We’ve lived so long under the spell of hierarchy—from god-kings to feudal lords to party bosses—that only recently have we awakened to see not only that “regular” citizens have the capacity for self-governance, but that without their engagement our huge global crises cannot be addressed. The changes needed for human society simply to survive, let alone thrive, are so profound that the only way we will move toward them is if we ourselves, regular citizens, feel meaningful ownership of solutions through direct engagement. Our problems are too big, interrelated, and pervasive to yield to directives from on high.
—Frances Moore Lappé, excerpt from Time for Progressives to Grow Up

Thursday, March 5, 2015

Cracking Capitalism vs. The State Option

Click here to access this interview with John Holloway by Amador Fernández-Savater posted in Guerrilla Translation (run by a cooperative based in Spain).

This is the best article I've found which offers the best explanation of Holloway's basic views regarding issues related to building an alternative to capitalism.
In 2002, John Holloway published a landmark book: Change the world without taking power. Inspired by the ‘¡Ya basta!’ [Enough is enough!] of the Zapatistas, by the movement that emerged in Argentina in 2001/2002 and by the anti-globalisation movement, Holloway sets out a hypothesis: it is not the idea of revolution or transformation of the world that has been refuted as a result of the disaster of authoritarian communism, but rather the idea of revolution as the taking of power, and of the party as the political tool par excellence.

He discerns another concept of social change is at work in these movements, and generally in every practice—however visible or invisible it may be—where a logic different from that of profit is followed: the logic of cracking capitalism. That is, to create, within the very society that is being rejected, spaces, moments, or areas of activity in which a different world is prefigured.
He counter-poses his ideas with the failed history of worker's taking control of the state.
If we’re not going to accept the annihilation of humanity, which, to me, seems to be on capitalism’s agenda as a real possibility, then the only alternative is to think that our movements are the birth of another world. We have to keep building cracks and finding ways of recognising them, strengthening them, expanding them, connecting them; seeking the confluence or, preferably, the commoning of the cracks.

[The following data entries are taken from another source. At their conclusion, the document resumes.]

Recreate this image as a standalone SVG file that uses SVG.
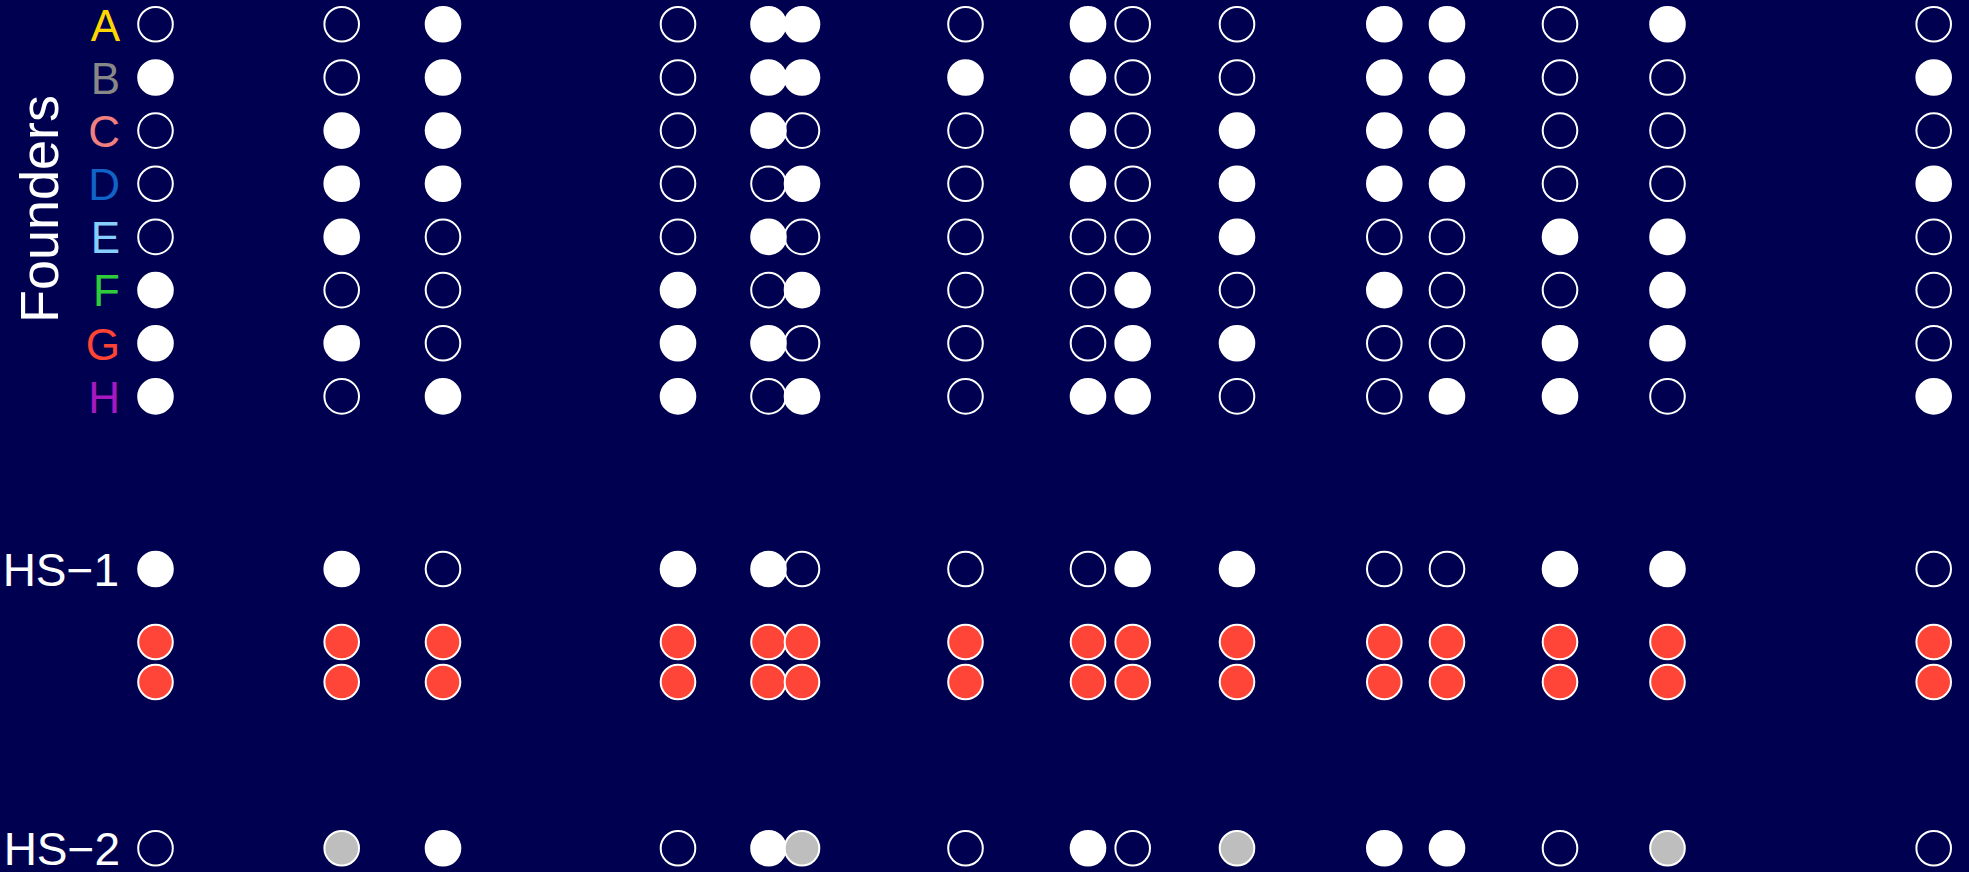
<svg xmlns="http://www.w3.org/2000/svg" width="1969" height="872" viewBox="0 0 1969 872">
<style>
circle{stroke:#ffffff;stroke-width:2}
.o{fill:none}
.f{fill:#ffffff}
.r{fill:#ff4538}
.g{fill:#bebebe}
text{font-family:"Liberation Sans",Arial,sans-serif;font-size:44px}
.lab{text-anchor:end}
</style>
<rect x="0" y="0" width="1969" height="872" fill="#000050"/>
<g id="labels">
<text x="57.5" y="209" transform="rotate(-90 57.5 209)" text-anchor="middle" fill="#ffffff" style="font-size:54px">Founders</text>
<text class="lab" x="120" y="40.6" fill="#ffd700">A</text>
<text class="lab" x="120" y="93.8" fill="#888888">B</text>
<text class="lab" x="120" y="146.9" fill="#f08080">C</text>
<text class="lab" x="120" y="200.1" fill="#1064c8">D</text>
<text class="lab" x="120" y="253.2" fill="#87cefa">E</text>
<text class="lab" x="120" y="306.4" fill="#2ecc3a">F</text>
<text class="lab" x="120" y="359.5" fill="#ff4433">G</text>
<text class="lab" x="120" y="412.7" fill="#a818c0">H</text>
<text class="lab" x="119" y="585.7" fill="#ffffff" style="font-size:46px">HS−1</text>
<text class="lab" x="120" y="864.6" fill="#ffffff" style="font-size:46px">HS−2</text>
</g>
<g id="col1" transform="translate(155.5 0)">
<circle class="o" cx="0" cy="24.3" r="17.3"/><circle class="f" cx="0" cy="77.5" r="17.3"/><circle class="o" cx="0" cy="130.6" r="17.3"/><circle class="o" cx="0" cy="183.8" r="17.3"/><circle class="o" cx="0" cy="236.9" r="17.3"/><circle class="f" cx="0" cy="290.1" r="17.3"/><circle class="f" cx="0" cy="343.2" r="17.3"/><circle class="f" cx="0" cy="396.4" r="17.3"/>
<circle class="f" cx="0" cy="569" r="17.3"/><circle class="r" cx="0" cy="642" r="17.3"/><circle class="r" cx="0" cy="682" r="17.3"/><circle class="o" cx="0" cy="848.3" r="17.3"/>
</g>
<g id="col2" transform="translate(341.7 0)">
<circle class="o" cx="0" cy="24.3" r="17.3"/><circle class="o" cx="0" cy="77.5" r="17.3"/><circle class="f" cx="0" cy="130.6" r="17.3"/><circle class="f" cx="0" cy="183.8" r="17.3"/><circle class="f" cx="0" cy="236.9" r="17.3"/><circle class="o" cx="0" cy="290.1" r="17.3"/><circle class="f" cx="0" cy="343.2" r="17.3"/><circle class="o" cx="0" cy="396.4" r="17.3"/>
<circle class="f" cx="0" cy="569" r="17.3"/><circle class="r" cx="0" cy="642" r="17.3"/><circle class="r" cx="0" cy="682" r="17.3"/><circle class="g" cx="0" cy="848.3" r="17.3"/>
</g>
<g id="col3" transform="translate(443 0)">
<circle class="f" cx="0" cy="24.3" r="17.3"/><circle class="f" cx="0" cy="77.5" r="17.3"/><circle class="f" cx="0" cy="130.6" r="17.3"/><circle class="f" cx="0" cy="183.8" r="17.3"/><circle class="o" cx="0" cy="236.9" r="17.3"/><circle class="o" cx="0" cy="290.1" r="17.3"/><circle class="o" cx="0" cy="343.2" r="17.3"/><circle class="f" cx="0" cy="396.4" r="17.3"/>
<circle class="o" cx="0" cy="569" r="17.3"/><circle class="r" cx="0" cy="642" r="17.3"/><circle class="r" cx="0" cy="682" r="17.3"/><circle class="f" cx="0" cy="848.3" r="17.3"/>
</g>
<g id="col4" transform="translate(678 0)">
<circle class="o" cx="0" cy="24.3" r="17.3"/><circle class="o" cx="0" cy="77.5" r="17.3"/><circle class="o" cx="0" cy="130.6" r="17.3"/><circle class="o" cx="0" cy="183.8" r="17.3"/><circle class="o" cx="0" cy="236.9" r="17.3"/><circle class="f" cx="0" cy="290.1" r="17.3"/><circle class="f" cx="0" cy="343.2" r="17.3"/><circle class="f" cx="0" cy="396.4" r="17.3"/>
<circle class="f" cx="0" cy="569" r="17.3"/><circle class="r" cx="0" cy="642" r="17.3"/><circle class="r" cx="0" cy="682" r="17.3"/><circle class="o" cx="0" cy="848.3" r="17.3"/>
</g>
<g id="col5" transform="translate(768.5 0)">
<circle class="f" cx="0" cy="24.3" r="17.3"/><circle class="f" cx="0" cy="77.5" r="17.3"/><circle class="f" cx="0" cy="130.6" r="17.3"/><circle class="o" cx="0" cy="183.8" r="17.3"/><circle class="f" cx="0" cy="236.9" r="17.3"/><circle class="o" cx="0" cy="290.1" r="17.3"/><circle class="f" cx="0" cy="343.2" r="17.3"/><circle class="o" cx="0" cy="396.4" r="17.3"/>
<circle class="f" cx="0" cy="569" r="17.3"/><circle class="r" cx="0" cy="642" r="17.3"/><circle class="r" cx="0" cy="682" r="17.3"/><circle class="f" cx="0" cy="848.3" r="17.3"/>
</g>
<g id="col6" transform="translate(802 0)">
<circle class="f" cx="0" cy="24.3" r="17.3"/><circle class="f" cx="0" cy="77.5" r="17.3"/><circle class="o" cx="0" cy="130.6" r="17.3"/><circle class="f" cx="0" cy="183.8" r="17.3"/><circle class="o" cx="0" cy="236.9" r="17.3"/><circle class="f" cx="0" cy="290.1" r="17.3"/><circle class="o" cx="0" cy="343.2" r="17.3"/><circle class="f" cx="0" cy="396.4" r="17.3"/>
<circle class="o" cx="0" cy="569" r="17.3"/><circle class="r" cx="0" cy="642" r="17.3"/><circle class="r" cx="0" cy="682" r="17.3"/><circle class="g" cx="0" cy="848.3" r="17.3"/>
</g>
<g id="col7" transform="translate(965.5 0)">
<circle class="o" cx="0" cy="24.3" r="17.3"/><circle class="f" cx="0" cy="77.5" r="17.3"/><circle class="o" cx="0" cy="130.6" r="17.3"/><circle class="o" cx="0" cy="183.8" r="17.3"/><circle class="o" cx="0" cy="236.9" r="17.3"/><circle class="o" cx="0" cy="290.1" r="17.3"/><circle class="o" cx="0" cy="343.2" r="17.3"/><circle class="o" cx="0" cy="396.4" r="17.3"/>
<circle class="o" cx="0" cy="569" r="17.3"/><circle class="r" cx="0" cy="642" r="17.3"/><circle class="r" cx="0" cy="682" r="17.3"/><circle class="o" cx="0" cy="848.3" r="17.3"/>
</g>
<g id="col8" transform="translate(1088 0)">
<circle class="f" cx="0" cy="24.3" r="17.3"/><circle class="f" cx="0" cy="77.5" r="17.3"/><circle class="f" cx="0" cy="130.6" r="17.3"/><circle class="f" cx="0" cy="183.8" r="17.3"/><circle class="o" cx="0" cy="236.9" r="17.3"/><circle class="o" cx="0" cy="290.1" r="17.3"/><circle class="o" cx="0" cy="343.2" r="17.3"/><circle class="f" cx="0" cy="396.4" r="17.3"/>
<circle class="o" cx="0" cy="569" r="17.3"/><circle class="r" cx="0" cy="642" r="17.3"/><circle class="r" cx="0" cy="682" r="17.3"/><circle class="f" cx="0" cy="848.3" r="17.3"/>
</g>
<g id="col9" transform="translate(1132.7 0)">
<circle class="o" cx="0" cy="24.3" r="17.3"/><circle class="o" cx="0" cy="77.5" r="17.3"/><circle class="o" cx="0" cy="130.6" r="17.3"/><circle class="o" cx="0" cy="183.8" r="17.3"/><circle class="o" cx="0" cy="236.9" r="17.3"/><circle class="f" cx="0" cy="290.1" r="17.3"/><circle class="f" cx="0" cy="343.2" r="17.3"/><circle class="f" cx="0" cy="396.4" r="17.3"/>
<circle class="f" cx="0" cy="569" r="17.3"/><circle class="r" cx="0" cy="642" r="17.3"/><circle class="r" cx="0" cy="682" r="17.3"/><circle class="o" cx="0" cy="848.3" r="17.3"/>
</g>
<g id="col10" transform="translate(1237 0)">
<circle class="o" cx="0" cy="24.3" r="17.3"/><circle class="o" cx="0" cy="77.5" r="17.3"/><circle class="f" cx="0" cy="130.6" r="17.3"/><circle class="f" cx="0" cy="183.8" r="17.3"/><circle class="f" cx="0" cy="236.9" r="17.3"/><circle class="o" cx="0" cy="290.1" r="17.3"/><circle class="f" cx="0" cy="343.2" r="17.3"/><circle class="o" cx="0" cy="396.4" r="17.3"/>
<circle class="f" cx="0" cy="569" r="17.3"/><circle class="r" cx="0" cy="642" r="17.3"/><circle class="r" cx="0" cy="682" r="17.3"/><circle class="g" cx="0" cy="848.3" r="17.3"/>
</g>
<g id="col11" transform="translate(1384.3 0)">
<circle class="f" cx="0" cy="24.3" r="17.3"/><circle class="f" cx="0" cy="77.5" r="17.3"/><circle class="f" cx="0" cy="130.6" r="17.3"/><circle class="f" cx="0" cy="183.8" r="17.3"/><circle class="o" cx="0" cy="236.9" r="17.3"/><circle class="f" cx="0" cy="290.1" r="17.3"/><circle class="o" cx="0" cy="343.2" r="17.3"/><circle class="o" cx="0" cy="396.4" r="17.3"/>
<circle class="o" cx="0" cy="569" r="17.3"/><circle class="r" cx="0" cy="642" r="17.3"/><circle class="r" cx="0" cy="682" r="17.3"/><circle class="f" cx="0" cy="848.3" r="17.3"/>
</g>
<g id="col12" transform="translate(1447 0)">
<circle class="f" cx="0" cy="24.3" r="17.3"/><circle class="f" cx="0" cy="77.5" r="17.3"/><circle class="f" cx="0" cy="130.6" r="17.3"/><circle class="f" cx="0" cy="183.8" r="17.3"/><circle class="o" cx="0" cy="236.9" r="17.3"/><circle class="o" cx="0" cy="290.1" r="17.3"/><circle class="o" cx="0" cy="343.2" r="17.3"/><circle class="f" cx="0" cy="396.4" r="17.3"/>
<circle class="o" cx="0" cy="569" r="17.3"/><circle class="r" cx="0" cy="642" r="17.3"/><circle class="r" cx="0" cy="682" r="17.3"/><circle class="f" cx="0" cy="848.3" r="17.3"/>
</g>
<g id="col13" transform="translate(1560 0)">
<circle class="o" cx="0" cy="24.3" r="17.3"/><circle class="o" cx="0" cy="77.5" r="17.3"/><circle class="o" cx="0" cy="130.6" r="17.3"/><circle class="o" cx="0" cy="183.8" r="17.3"/><circle class="f" cx="0" cy="236.9" r="17.3"/><circle class="o" cx="0" cy="290.1" r="17.3"/><circle class="f" cx="0" cy="343.2" r="17.3"/><circle class="f" cx="0" cy="396.4" r="17.3"/>
<circle class="f" cx="0" cy="569" r="17.3"/><circle class="r" cx="0" cy="642" r="17.3"/><circle class="r" cx="0" cy="682" r="17.3"/><circle class="o" cx="0" cy="848.3" r="17.3"/>
</g>
<g id="col14" transform="translate(1667.5 0)">
<circle class="f" cx="0" cy="24.3" r="17.3"/><circle class="o" cx="0" cy="77.5" r="17.3"/><circle class="o" cx="0" cy="130.6" r="17.3"/><circle class="o" cx="0" cy="183.8" r="17.3"/><circle class="f" cx="0" cy="236.9" r="17.3"/><circle class="f" cx="0" cy="290.1" r="17.3"/><circle class="f" cx="0" cy="343.2" r="17.3"/><circle class="o" cx="0" cy="396.4" r="17.3"/>
<circle class="f" cx="0" cy="569" r="17.3"/><circle class="r" cx="0" cy="642" r="17.3"/><circle class="r" cx="0" cy="682" r="17.3"/><circle class="g" cx="0" cy="848.3" r="17.3"/>
</g>
<g id="col15" transform="translate(1933.7 0)">
<circle class="o" cx="0" cy="24.3" r="17.3"/><circle class="f" cx="0" cy="77.5" r="17.3"/><circle class="o" cx="0" cy="130.6" r="17.3"/><circle class="f" cx="0" cy="183.8" r="17.3"/><circle class="o" cx="0" cy="236.9" r="17.3"/><circle class="o" cx="0" cy="290.1" r="17.3"/><circle class="o" cx="0" cy="343.2" r="17.3"/><circle class="f" cx="0" cy="396.4" r="17.3"/>
<circle class="o" cx="0" cy="569" r="17.3"/><circle class="r" cx="0" cy="642" r="17.3"/><circle class="r" cx="0" cy="682" r="17.3"/><circle class="o" cx="0" cy="848.3" r="17.3"/>
</g>
<g id="connectors"/>
</svg>
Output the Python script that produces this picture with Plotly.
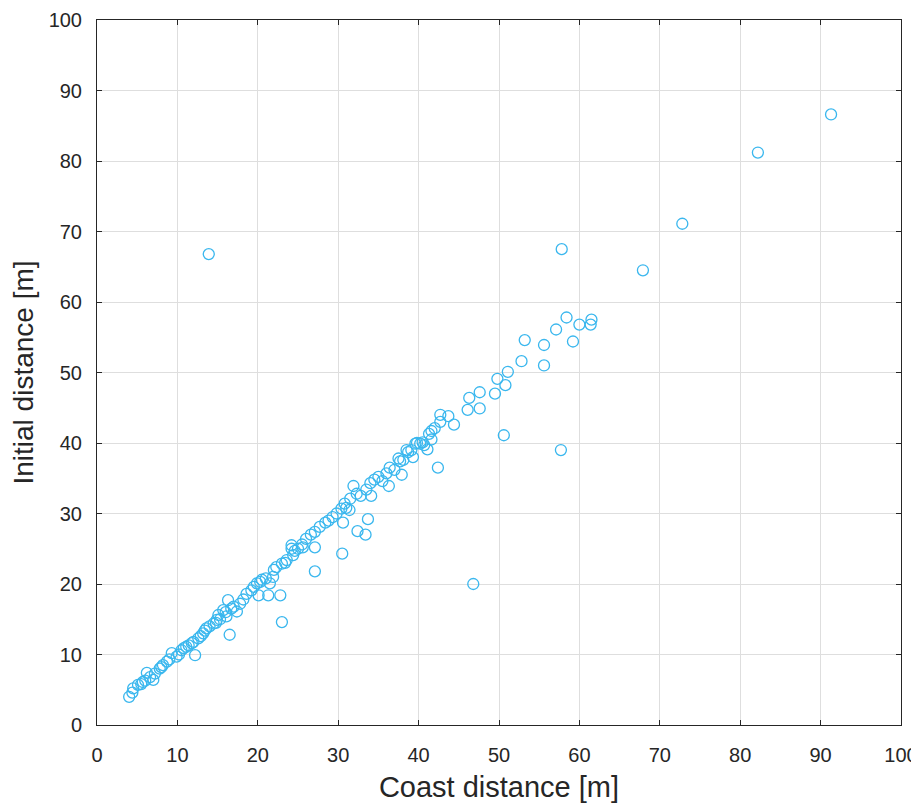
import plotly.graph_objects as go

coast_distance = [
    4.0, 4.4, 4.5, 5.1, 5.5, 5.7, 6.0, 6.2, 6.6, 7.0, 7.2, 7.8, 8.0, 8.2, 8.7, 9.0, 9.3, 9.9,
    10.2, 10.5, 10.8, 11.1, 11.4, 11.8, 12.0, 12.2, 12.6, 12.9, 13.2, 13.4, 13.6, 14.0, 14.5,
    14.8, 14.9, 15.1, 15.3, 15.7, 16.0, 16.1, 16.3, 16.5, 16.7, 17.0, 17.4, 17.8, 18.2, 18.6,
    19.2, 19.5, 19.9, 20.1, 20.3, 20.5, 21.0, 21.3, 21.5, 21.9, 22.0, 22.3, 22.8, 23.0, 23.0,
    23.4, 23.6, 24.2, 24.2, 24.4, 24.6, 25.0, 25.5, 25.6, 26.0, 26.6, 27.1, 27.1, 27.1, 27.7,
    28.4, 28.8, 29.3, 29.8, 30.4, 30.5, 30.6, 30.8, 31.0, 31.4, 31.5, 31.9, 32.3, 32.4, 32.8,
    33.4, 33.5, 33.7, 34.0, 34.1, 34.5, 35.0, 35.5, 36.0, 36.3, 36.4, 37.0, 37.5, 37.7, 37.9,
    38.1, 38.5, 38.7, 39.1, 39.3, 39.6, 39.8, 40.2, 40.5, 40.7, 41.1, 41.3, 41.6, 41.6, 42.0,
    42.4, 42.7, 42.7, 43.7, 44.4, 46.1, 46.3, 46.8, 47.6, 47.6, 49.5, 49.8, 50.6, 50.8, 51.1,
    52.8, 53.2, 55.6, 55.6, 57.1, 57.7, 57.8, 58.4, 59.2, 60.0, 61.4, 61.5, 67.9, 72.8, 82.2,
    91.3, 13.9,
]

initial_distance = [
    4.0, 4.6, 5.2, 5.7, 5.8, 6.1, 6.3, 7.4, 6.8, 6.4, 7.3, 8.0, 8.2, 8.5, 9.0, 9.3, 10.2, 9.7,
    10.0, 10.6, 10.9, 11.1, 11.3, 11.6, 11.8, 9.9, 12.3, 12.6, 13.0, 13.4, 13.7, 14.0, 14.4,
    14.5, 14.9, 15.6, 15.0, 16.3, 16.0, 15.4, 17.7, 12.8, 16.5, 16.8, 16.1, 17.2, 17.8, 18.6,
    19.1, 19.6, 20.1, 18.4, 20.3, 20.6, 20.8, 18.4, 20.1, 21.0, 22.0, 22.4, 18.4, 22.9, 14.6,
    23.0, 23.4, 25.0, 25.5, 24.1, 24.7, 25.0, 25.6, 25.2, 26.4, 27.0, 27.4, 25.2, 21.8, 28.1,
    28.7, 29.0, 29.5, 30.0, 30.7, 24.3, 28.7, 31.4, 30.8, 30.5, 32.1, 33.9, 32.8, 27.5, 32.5,
    27.0, 33.4, 29.2, 34.3, 32.5, 34.8, 35.2, 34.6, 35.7, 33.9, 36.5, 36.2, 37.8, 37.4, 35.5,
    37.6, 39.0, 38.7, 39.0, 38.0, 39.9, 40.0, 39.9, 40.1, 39.7, 39.1, 41.3, 41.7, 40.5, 42.1,
    36.5, 43.0, 44.0, 43.8, 42.6, 44.7, 46.4, 20.0, 44.9, 47.2, 47.0, 49.1, 41.1, 48.2, 50.1,
    51.6, 54.6, 51.0, 53.9, 56.1, 39.0, 67.5, 57.8, 54.4, 56.8, 56.8, 57.5, 64.5, 71.1, 81.2,
    86.6, 66.8,
]

FONT = "Liberation Sans, Arial, sans-serif"

fig = go.Figure()
fig.add_trace(go.Scatter(
    x=coast_distance, y=initial_distance, mode="markers",
    marker=dict(symbol="circle-open", size=11, color="#3AB7EE", line=dict(width=1.3, color="#3AB7EE")),
    showlegend=False,
))

axis_common = dict(
    range=[0, 100], dtick=10, showgrid=True, gridcolor="#dedede", gridwidth=1,
    showline=True, linecolor="#262626", linewidth=1, mirror="ticks",
    ticks="inside", ticklen=5, tickcolor="#262626", tickwidth=1,
    zeroline=False, fixedrange=True, automargin=False,
    tickfont=dict(family=FONT, size=20, color="#262626"),
    title_font=dict(family=FONT, size=28, color="#262626"),
)

fig.update_xaxes(**axis_common, title_text="Coast distance [m]", title_standoff=13,
                 ticklabelstandoff=12, title_font_size=29)
fig.update_yaxes(**axis_common, title_text="Initial distance [m]", title_standoff=14,
                 ticklabelstandoff=10)

# page body has an 8px default margin, so the figure is sized/offset to compensate
fig.update_layout(
    width=911, height=795,
    margin=dict(l=89, r=18, t=12, b=78),
    plot_bgcolor="white", paper_bgcolor="white",
)

fig.write_html("out.html")
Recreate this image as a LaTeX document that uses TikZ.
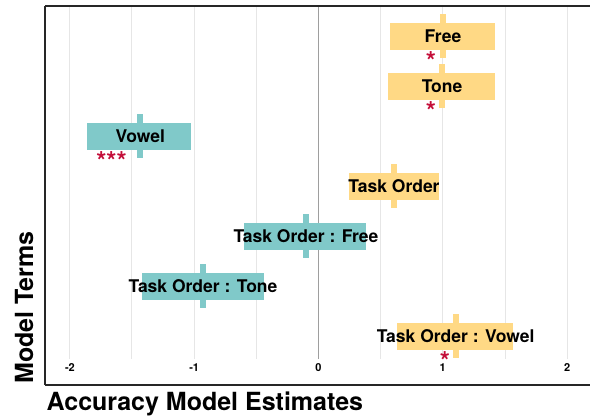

If we think in terms of State and elections, we are straying away from that....
I think that this is correct simply because the "state" is a creation of capitalism. The state is to capitalism what kingdoms were to feudalism. Creators of a new societies must build their governing/coordinating institutions on an edifice of bottom-up authority. Federated communities? Who knows? Holloway doesn't know, and I don't know. That, in addition to weakening capitalist rule, is another task awaiting all revolutionaries and creators of a new world.